Марек выбрался из квартиры в синеву вечера - его что-то все больше тянуло на открытые пространства. Он мельком подумал, что это не опасность остаться под завалами в случае бомбежки и не отсутствие возможности бежать, если случится повторная облава. Просто дышалось лучше, свободней, общность чувствовалась.
Дина вышла вместе с ним.
Какое-то время они слушали доносящиеся с севера раскатистые звуки. Кто-то подошел к ним еще, прикурил и рассказал, что это 'гиацинты'. Сто пятьдесят два миллиметра. Дальность - тридцать километров. Грозное оружие. Долбит, конечно, осколочно-фугасными, в основном, но может и ядерным долбануть.

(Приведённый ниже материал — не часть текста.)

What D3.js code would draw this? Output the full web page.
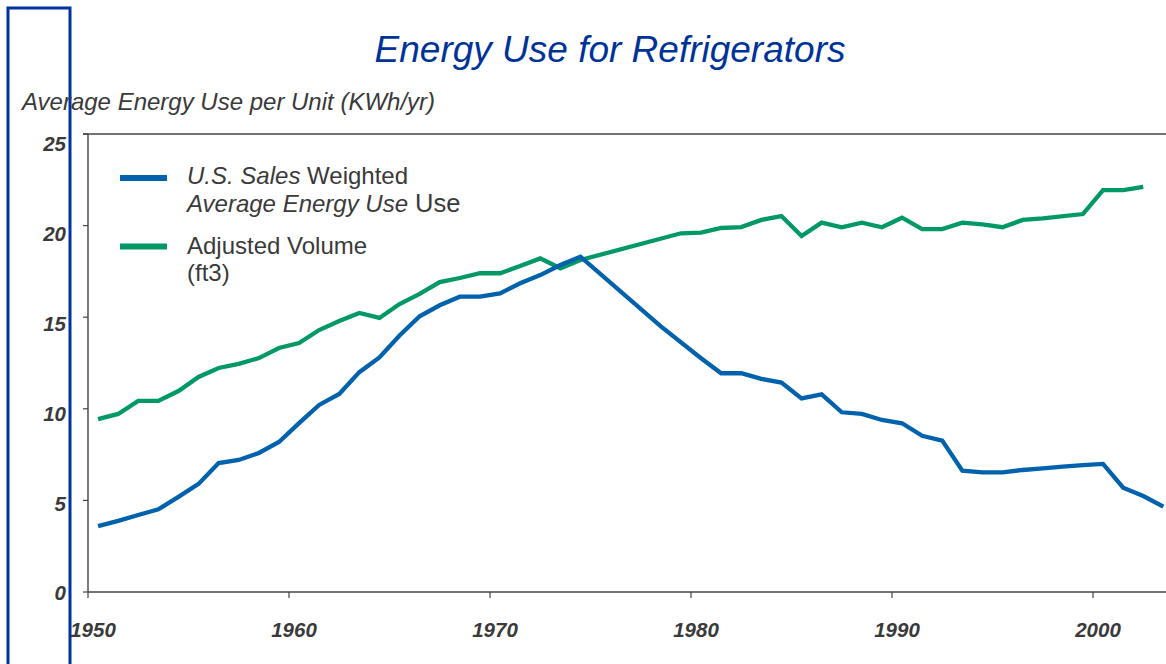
<!DOCTYPE html>
<html><head><meta charset="utf-8">
<script src="https://cdn.jsdelivr.net/npm/d3@7"></script>
<style>
html,body{margin:0;padding:0;background:#fff;}
svg{display:block;font-family:"Liberation Sans",Arial,sans-serif;}
</style></head>
<body><svg id="c" width="1166" height="664"></svg>
<script>
// ---- data ----
const blueYears = [1950,1951,1952,1953,1954,1955,1956,1957,1958,1959,1960,1961,1962,1963,1964,1965,1966,1967,1968,1969,1970,1971,1972,1973,1974,1978,1980,1981,1982,1983,1984,1985,1986,1987,1988,1989,1990,1991,1992,1993,1994,1995,1996,1997,1998,1999,2000,2001,2002,2003];
const blueValues = [3.60,3.88,4.20,4.51,5.19,5.90,7.04,7.21,7.59,8.19,9.22,10.21,10.81,12.0,12.8,14.0,15.05,15.65,16.12,16.12,16.30,16.85,17.30,17.85,18.30,14.50,12.76,11.94,11.94,11.63,11.43,10.57,10.79,9.81,9.72,9.39,9.21,8.53,8.26,6.62,6.53,6.53,6.66,6.75,6.84,6.93,6.99,5.69,5.24,4.66];
const greenYears = [1950,1951,1952,1953,1954,1955,1956,1957,1958,1959,1960,1961,1962,1963,1964,1965,1966,1967,1968,1969,1970,1971,1972,1973,1974,1979,1980,1981,1982,1983,1984,1985,1986,1987,1988,1989,1990,1991,1992,1993,1994,1995,1996,1997,1999,2000,2001,2002];
const greenValues = [9.44,9.72,10.43,10.43,10.97,11.74,12.23,12.45,12.77,13.32,13.59,14.30,14.79,15.23,14.96,15.72,16.27,16.92,17.14,17.40,17.40,17.79,18.21,17.67,18.12,19.58,19.62,19.87,19.92,20.31,20.52,19.43,20.16,19.91,20.16,19.91,20.43,19.81,19.81,20.16,20.07,19.91,20.31,20.40,20.63,21.94,21.94,22.12];
const yTicks = [0,5,10,15,20,25];
const xTicks = [1950,1960,1970,1980,1990,2000];
const titleText = "Energy Use for Refrigerators";
const yAxisTitle = "Average Energy Use per Unit (KWh/yr)";

const svg = d3.select("#c");
const BLUE = "#0062ad", GREEN = "#009966", TXT = "#3a3a3a", AX = "#444";

// left decorative frame
svg.append("rect").attr("x",8).attr("y",8).attr("width",62).attr("height",720)
  .attr("fill","none").attr("stroke","#0033a0").attr("stroke-width",3);

// scales
const x = d3.scaleLinear().domain([1950, 2004]).range([88, 88 + 54*20.1]);
const y = d3.scaleLinear().domain([0, 25]).range([592, 134]);
const yLab = d3.scaleLinear().domain([0, 25]).range([593, 144]);

// title
svg.append("text").attr("x",610).attr("y",62).attr("text-anchor","middle")
  .attr("font-size",37).attr("font-style","italic").attr("fill","#003399").text(titleText);
svg.append("text").attr("x",22).attr("y",110).attr("font-size",24)
  .attr("font-style","italic").attr("fill",TXT).text(yAxisTitle);

// axes
const g = svg.append("g");
g.append("line").attr("x1",83).attr("x2",1166).attr("y1",y(25)).attr("y2",y(25)).attr("stroke",AX).attr("stroke-width",1.4);
g.append("line").attr("x1",88).attr("x2",88).attr("y1",y(25)).attr("y2",y(0)).attr("stroke",AX).attr("stroke-width",1.4);
g.append("line").attr("x1",88).attr("x2",1166).attr("y1",y(0)).attr("y2",y(0)).attr("stroke",AX).attr("stroke-width",1.6);
yTicks.forEach(t=>{
  g.append("line").attr("x1",83).attr("x2",88).attr("y1",y(t)).attr("y2",y(t)).attr("stroke",AX).attr("stroke-width",1.2);
  g.append("text").attr("x",66).attr("y",yLab(t)).attr("dy","0.36em").attr("text-anchor","end")
    .attr("font-size",20.5).attr("font-weight","bold").attr("font-style","italic").attr("fill",TXT).text(t);
});
xTicks.forEach(t=>{
  g.append("line").attr("x1",x(t)).attr("x2",x(t)).attr("y1",y(0)).attr("y2",y(0)+6).attr("stroke",AX).attr("stroke-width",1.2);
  g.append("text").attr("x",x(t)+5).attr("y",637).attr("text-anchor","middle")
    .attr("font-size",20.5).attr("font-weight","bold").attr("font-style","italic").attr("fill",TXT).text(t);
});

// lines
const line = d3.line().x(d=>x(d[0]+0.5)).y(d=>y(d[1]));
svg.append("path").datum(greenYears.map((yr,i)=>[yr,greenValues[i]]))
  .attr("d",line).attr("fill","none").attr("stroke",GREEN).attr("stroke-width",4.3).attr("stroke-linejoin","miter");
svg.append("path").datum(blueYears.map((yr,i)=>[yr,blueValues[i]]))
  .attr("d",line).attr("fill","none").attr("stroke",BLUE).attr("stroke-width",4.3).attr("stroke-linejoin","miter");

// legend
const lg = svg.append("g");
lg.append("line").attr("x1",120).attr("x2",167).attr("y1",178).attr("y2",178).attr("stroke",BLUE).attr("stroke-width",6);
lg.append("line").attr("x1",120).attr("x2",167).attr("y1",246.5).attr("y2",246.5).attr("stroke",GREEN).attr("stroke-width",6);
const t1 = lg.append("text").attr("x",187).attr("y",183.5).attr("font-size",24).attr("fill",TXT);
t1.append("tspan").attr("font-style","italic").text("U.S. Sales");
t1.append("tspan").text(" Weighted");
const t2 = lg.append("text").attr("x",187).attr("y",211.5).attr("font-size",24).attr("fill",TXT);
t2.append("tspan").attr("font-style","italic").text("Average Energy Use");
t2.append("tspan").attr("font-size",25.5).text(" Use");
lg.append("text").attr("x",187).attr("y",253.5).attr("font-size",24).attr("fill",TXT).text("Adjusted Volume");
lg.append("text").attr("x",187).attr("y",280.5).attr("font-size",24).attr("fill",TXT).text("(ft3)");
</script></body></html>
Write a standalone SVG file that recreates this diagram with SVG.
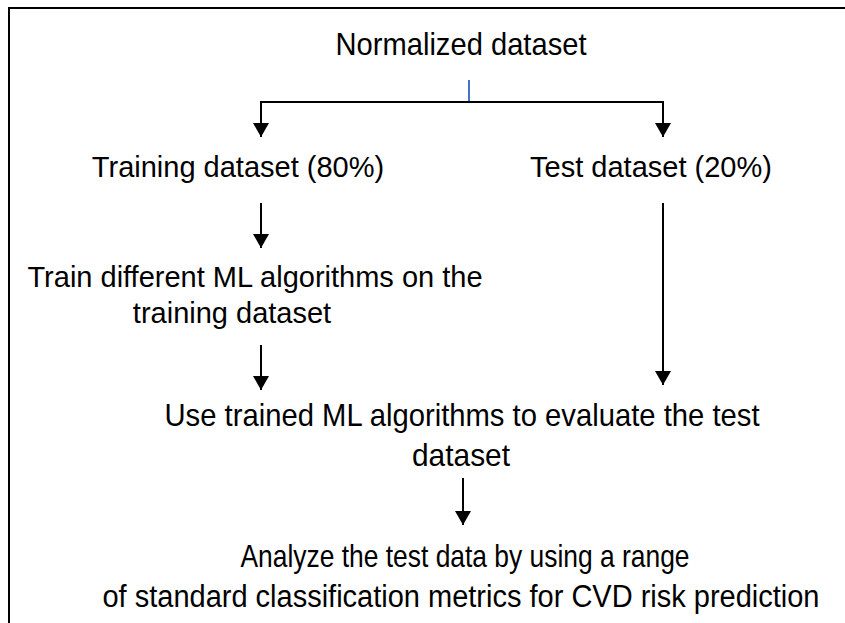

Электричества не было. Закат над крышами подкрашивал небо.
– А это 'Ноны', - сказал собеседник, расслышав в рокоте изменившуюся тональность.
– Думаете, наступают?
– спросил Марек.
– А куда денутся? Неделя, и здесь будут, если не быстрее. Укрепленных позиций после Новомосковска у НАТО, считай, и нет.
– Скорее бы!
– выдохнула Дина.
– Это да, - вздохнул собеседник, затушил сигаретку и исчез также бесшумно, как и появился.
– Хорошо грохочет, - сказал Марек.
– А я вот думаю, - произнесла Дина, - как далеко мы пойдем. В сорок пятом остановились, а теперь приходится отбиваться по новому. Нельзя останавливаться, надо их всех под корень, как они, методично.
– И чем мы будем от них отличаться?
– спросил Марек.
– Справедливостью, - сказала Дина.
– Они должны ответить за все. Это справедливо. Если все они умрут, это тоже будет справедливо. То, что они несли нам, они же сами и должны полной мерой испытать на себе.
– Даже женщины и дети?
Дина резко повернулась к нему.
– А ты считаешь, что их вины нет?
– Но они же... Они тут не причем.
– Потому что это было бы справедливо!
– выкрикнула Дина.
– Сколько убито здесь? А под Вязьмой? А в Орле и на Балтике? По всей России? Эти люди были при чем? Расстрелянные, замученные. Эти люди в чем провинились? Андрей - в чем? А эти, типа невинные... жрут на крови и веселятся на крови. Пикники, подгузники... В их мире ничего страшного, кроме детской сыпи, не происходит! Страдаем-то мы! И умираем мы! Нет их вины? Есть! Она огромна! И этот страх, что мы придем и спросим за все, передается им из поколения в поколение. Они знают свою вину!